16. Ceza Dairesini “FETÖ/PDY silahlı terör örgütü mensuplarının kullanmaları amacıyla oluşturulan ve münhasıran bu suç örgütünün bir kısım mensupları tarafından kullanılan bir ağ olması nedeniyle; örgüt talimatı ile bu ağa dahil olunduğunun ve gizliliği sağlamak için haberleşme amacıyla kullanıldığının, her türlü şüpheden uzak, kesin kanaate ulaştıracak teknik verilerle tespiti halinde, kişinin örgütle bağlantısını gösteren delil olacaktır” şeklindeki tespiti son gelişmelerden sonra yeniden gözden geçirilmeye muhtaç bir yaklaşımdır artık.

Bylocktan Rekor Ceza Alan Sanığı Yargıtay Tahliye Etti

İstanbul 29. Ağır Ceza Mahkemesi 27.07.2017 tarih 2017/2-36 sayılı kararı ile bir sanığı bylock delili ile 10 yıl 6 aya mahkum etmişti. Basın, “kararı bylocktan rekor ceza” manşetleri ile verdi.  

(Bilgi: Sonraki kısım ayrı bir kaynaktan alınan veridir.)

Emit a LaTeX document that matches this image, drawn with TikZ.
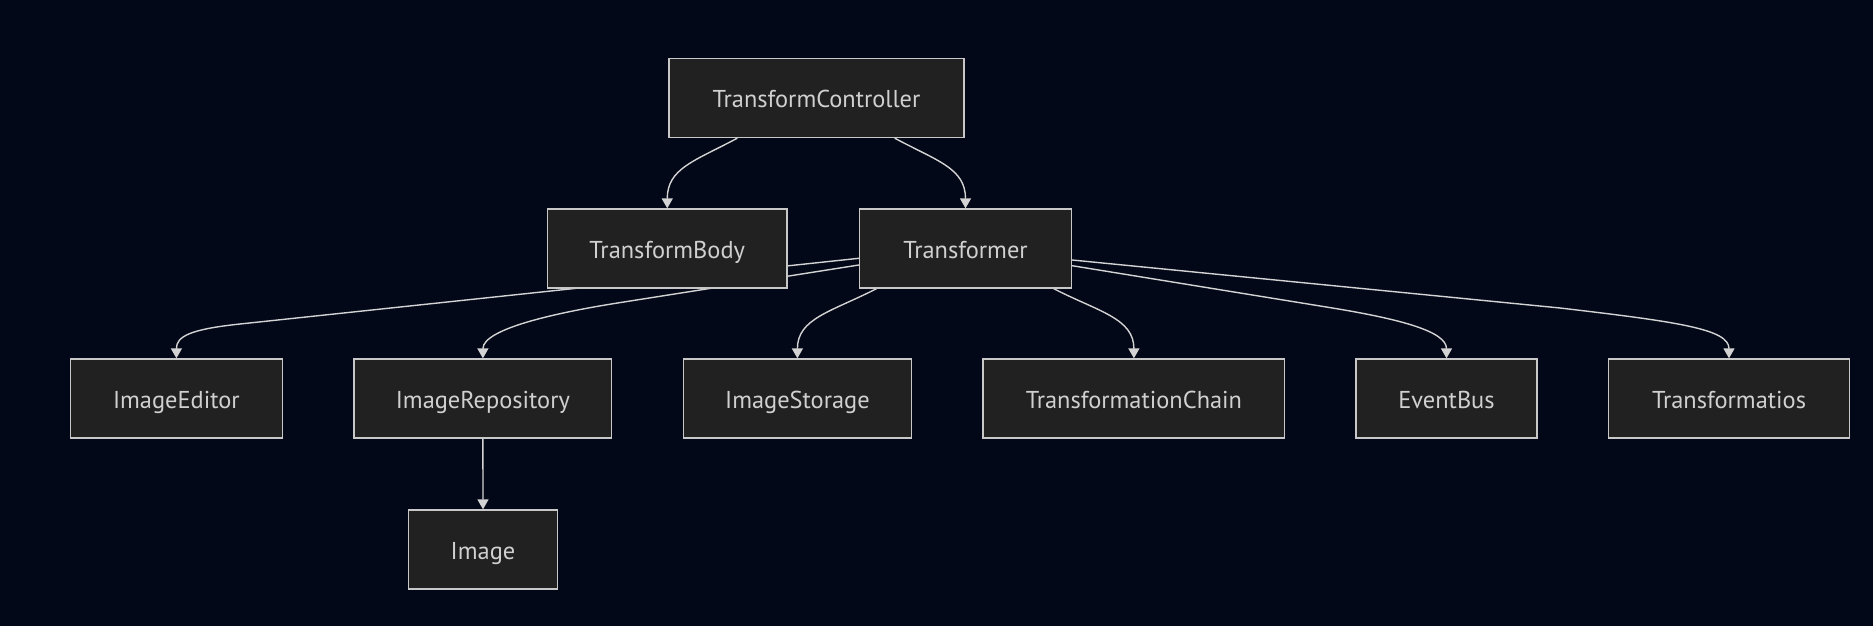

Geçen hafta Yargıtay Cumhuriyet Savcısı tebliğnamesinde Mor Beyin ve müdafiin bilirkişi tayini talebinin ret edilmesi nedenleriyle bozma ve tahliye talep etmiş, 16. Ceza Dairesi acilen tahliye talebini görüşmüş ve sanığın tahliyesine karar vermiştir.

Mor Beyin ve benzeri FETÖ kumpası programların kişileri iradeleri dışında bylock sunucusuna yönlendirdiğinin resmen kabulünden sonra bylock kullanımının hiçbir kuşkuya yer bırakmayacak şekilde teknik verilerle tespitinin mümkün olmadığı gün gibi açık ve nettir.